■ Data lines ■

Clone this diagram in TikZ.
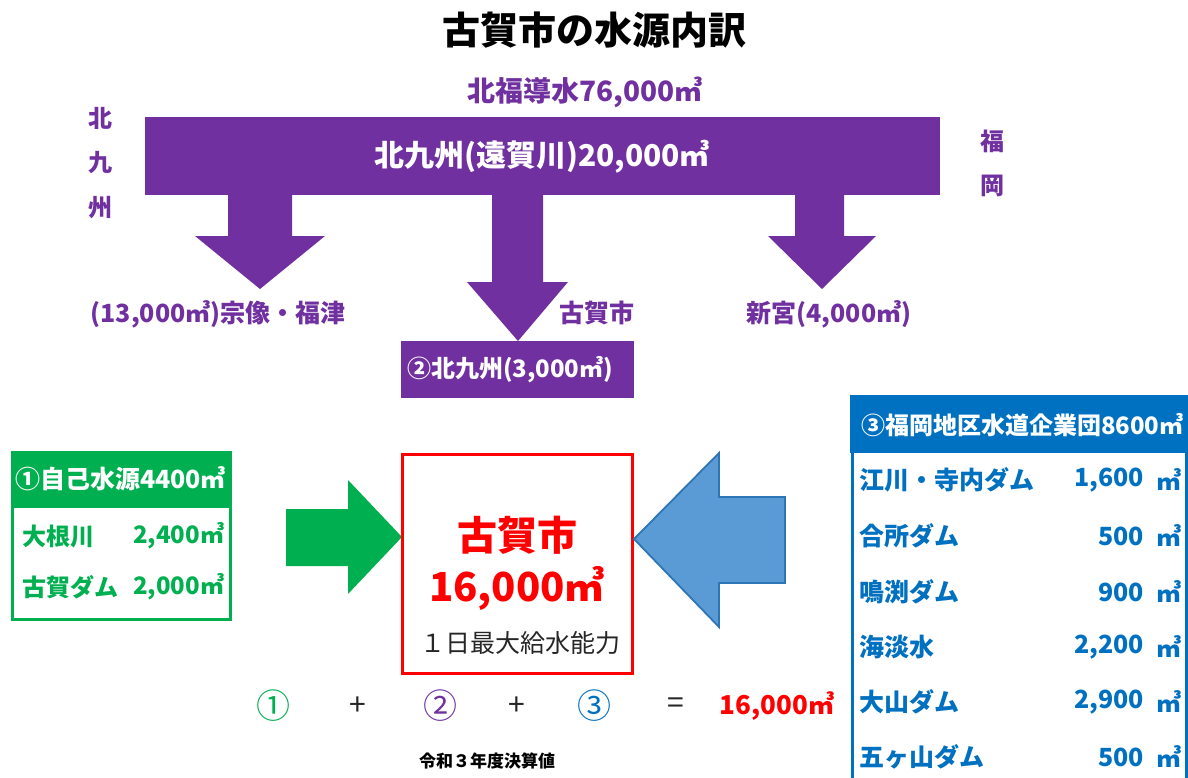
\documentclass[tikz,border=0pt]{standalone}
\usepackage{fontspec}
\setmainfont{Noto Sans CJK JP}
\definecolor{kpurple}{HTML}{7030A0}
\definecolor{kgreen}{HTML}{00B050}
\definecolor{kblue}{HTML}{0070C0}
\definecolor{karrowblue}{HTML}{5B9BD5}
\definecolor{karrowedge}{HTML}{2E75B6}
\definecolor{kred}{HTML}{FF0000}
\definecolor{kgray}{HTML}{262626}
\newcommand{\fsz}[1]{\fontsize{#1}{#1}\selectfont}
\tikzset{
  lbl/.style={inner sep=0pt, outer sep=0pt, font=\bfseries\fsz{24}},
  plbl/.style={lbl, text=kpurple, font=\bfseries\fsz{25}},
  glbl/.style={lbl, text=kgreen, font=\bfseries\fsz{24}},
  blbl/.style={lbl, text=kblue, font=\bfseries\fsz{25}},
  wlbl/.style={lbl, text=white},
  eqsym/.style={lbl, text=kgray, font=\fsz{30}},
  eqnum/.style={lbl, font=\fsz{34}},
  blockarrow/.style={fill=kpurple},
}
\begin{document}
\begin{tikzpicture}[x=1pt,y=-1pt]
\useasboundingbox (0,0) rectangle (1188,778);
\fill[white] (0,0) rectangle (1188,778);

% title
\node[lbl, font=\bfseries\fsz{38}] (title) at (594,30) {古賀市の水源内訳};

% top purple bar
\node[plbl, font=\bfseries\fsz{28}] (kitafuku) at (585,92) {北福導水76,000㎥};
\fill[kpurple] (145,117) rectangle (940,195);
\node[wlbl, font=\bfseries\fsz{30}] (bar) at (542,157) {北九州(遠賀川)20,000㎥};

\node[plbl, font=\bfseries\fsz{24}] (k1) at (100,118) {北};
\node[plbl, font=\bfseries\fsz{24}] (k2) at (100,163) {九};
\node[plbl, font=\bfseries\fsz{24}] (k3) at (100,208) {州};
\node[plbl, font=\bfseries\fsz{24}] (f1) at (992,141) {福};
\node[plbl, font=\bfseries\fsz{24}] (f2) at (992,186) {岡};

% down arrows
\fill[blockarrow] (228,194) -- (292,194) -- (292,236) -- (325,236) -- (260,289) -- (195,236) -- (228,236) -- cycle;
\fill[blockarrow] (492,194) -- (543,194) -- (543,282) -- (568,282) -- (518,341) -- (467,282) -- (492,282) -- cycle;
\fill[blockarrow] (795,194) -- (844,194) -- (844,236) -- (876,236) -- (822,289) -- (768,236) -- (795,236) -- cycle;

\node[plbl] (munakata) at (218,314) {(13,000㎥)宗像・福津};
\node[plbl] (koga) at (597,313) {古賀市};
\node[plbl] (shingu) at (829,314) {新宮(4,000㎥)};

\fill[kpurple] (401,341) rectangle (634,398);
\node[wlbl, anchor=west] (kita) at (407,370) {②北九州(3,000㎥)};

% green box
\fill[kgreen] (11,451) rectangle (232,508);
\draw[kgreen, line width=3pt] (12.5,452.5) rectangle (230.5,619);
\node[wlbl, anchor=west, font=\bfseries\fsz{25}] (g0) at (15,479) {①自己水源4400㎥};
\node[glbl, anchor=west] (g1) at (22,536) {大根川};
\node[glbl, anchor=east] (g1v) at (224,536) {2,400㎥};
\node[glbl, anchor=west] (g2) at (22,587) {古賀ダム};
\node[glbl, anchor=east] (g2v) at (224,587) {2,000㎥};

% green arrow
\fill[kgreen] (286,509) -- (348,509) -- (348,480) -- (402,537) -- (348,594) -- (348,566) -- (286,566) -- cycle;

% red box
\draw[kred, line width=3pt] (402,454) rectangle (632,673);
\node[lbl, text=kred, font=\bfseries\fsz{40}] (c1) at (517,535) {古賀市};
\node[lbl, text=kred, font=\bfseries\fsz{40}] (c2) at (517,588) {16,000㎥};
\node[lbl, text=kgray, font=\fsz{25}] (c3) at (520,643) {１日最大給水能力};

% blue arrow
\filldraw[fill=karrowblue, draw=karrowedge, line width=1.8pt, line join=miter]
  (634,539) -- (719,453) -- (719,497) -- (785,497) -- (785,583) -- (719,583) -- (719,627) -- cycle;

% blue table
\fill[kblue] (850,395) rectangle (1188,453);
\draw[kblue, line width=3pt] (852,800) -- (852,396.5) -- (1186,396.5) -- (1186,800);
\node[wlbl, anchor=west] (b0) at (861,425) {③福岡地区水道企業団8600㎥};
\node[blbl, anchor=west] (b1) at (859,480) {江川・寺内ダム};
\node[blbl, anchor=east] (b1v) at (1144,480) {1,600};
\node[blbl, anchor=west] (b1u) at (1156,480) {㎥};
\node[blbl, anchor=west] (b2) at (859,536) {合所ダム};
\node[blbl, anchor=east] (b2v) at (1144,536) {500};
\node[blbl, anchor=west] (b2u) at (1156,536) {㎥};
\node[blbl, anchor=west] (b3) at (859,592) {鳴渕ダム};
\node[blbl, anchor=east] (b3v) at (1144,592) {900};
\node[blbl, anchor=west] (b3u) at (1156,592) {㎥};
\node[blbl, anchor=west] (b4) at (859,647) {海淡水};
\node[blbl, anchor=east] (b4v) at (1144,647) {2,200};
\node[blbl, anchor=west] (b4u) at (1156,647) {㎥};
\node[blbl, anchor=west] (b5) at (859,702) {大山ダム};
\node[blbl, anchor=east] (b5v) at (1144,702) {2,900};
\node[blbl, anchor=west] (b5u) at (1156,702) {㎥};
\node[blbl, anchor=west] (b6) at (859,757) {五ヶ山ダム};
\node[blbl, anchor=east] (b6v) at (1144,757) {500};
\node[blbl, anchor=west] (b6u) at (1156,757) {㎥};

% equation
\node[eqnum, text=kgreen] (e1) at (273,706) {①};
\node[eqsym] (e2) at (358,706) {+};
\node[eqnum, text=kpurple] (e3) at (440,706) {②};
\node[eqsym] (e4) at (517,706) {+};
\node[eqnum, text=kblue] (e5) at (594,706) {③};
\node[eqsym] (e6) at (676,706) {=};
\node[lbl, text=kred, font=\bfseries\fsz{26}] (e7) at (777,706) {16,000㎥};

\node[lbl, font=\bfseries\fsz{17}] (note) at (487,761) {令和３年度決算値};
\end{tikzpicture}
\end{document}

■ Goal ■
Repeat exactly and only the lines from the start of the data above through the line that holds "(f2) at (992,186)", inclusive. Pictures do not belong in the copy.

■ Finished task ■
Clone this diagram in TikZ.
\documentclass[tikz,border=0pt]{standalone}
\usepackage{fontspec}
\setmainfont{Noto Sans CJK JP}
\definecolor{kpurple}{HTML}{7030A0}
\definecolor{kgreen}{HTML}{00B050}
\definecolor{kblue}{HTML}{0070C0}
\definecolor{karrowblue}{HTML}{5B9BD5}
\definecolor{karrowedge}{HTML}{2E75B6}
\definecolor{kred}{HTML}{FF0000}
\definecolor{kgray}{HTML}{262626}
\newcommand{\fsz}[1]{\fontsize{#1}{#1}\selectfont}
\tikzset{
  lbl/.style={inner sep=0pt, outer sep=0pt, font=\bfseries\fsz{24}},
  plbl/.style={lbl, text=kpurple, font=\bfseries\fsz{25}},
  glbl/.style={lbl, text=kgreen, font=\bfseries\fsz{24}},
  blbl/.style={lbl, text=kblue, font=\bfseries\fsz{25}},
  wlbl/.style={lbl, text=white},
  eqsym/.style={lbl, text=kgray, font=\fsz{30}},
  eqnum/.style={lbl, font=\fsz{34}},
  blockarrow/.style={fill=kpurple},
}
\begin{document}
\begin{tikzpicture}[x=1pt,y=-1pt]
\useasboundingbox (0,0) rectangle (1188,778);
\fill[white] (0,0) rectangle (1188,778);

% title
\node[lbl, font=\bfseries\fsz{38}] (title) at (594,30) {古賀市の水源内訳};

% top purple bar
\node[plbl, font=\bfseries\fsz{28}] (kitafuku) at (585,92) {北福導水76,000㎥};
\fill[kpurple] (145,117) rectangle (940,195);
\node[wlbl, font=\bfseries\fsz{30}] (bar) at (542,157) {北九州(遠賀川)20,000㎥};

\node[plbl, font=\bfseries\fsz{24}] (k1) at (100,118) {北};
\node[plbl, font=\bfseries\fsz{24}] (k2) at (100,163) {九};
\node[plbl, font=\bfseries\fsz{24}] (k3) at (100,208) {州};
\node[plbl, font=\bfseries\fsz{24}] (f1) at (992,141) {福};
\node[plbl, font=\bfseries\fsz{24}] (f2) at (992,186) {岡};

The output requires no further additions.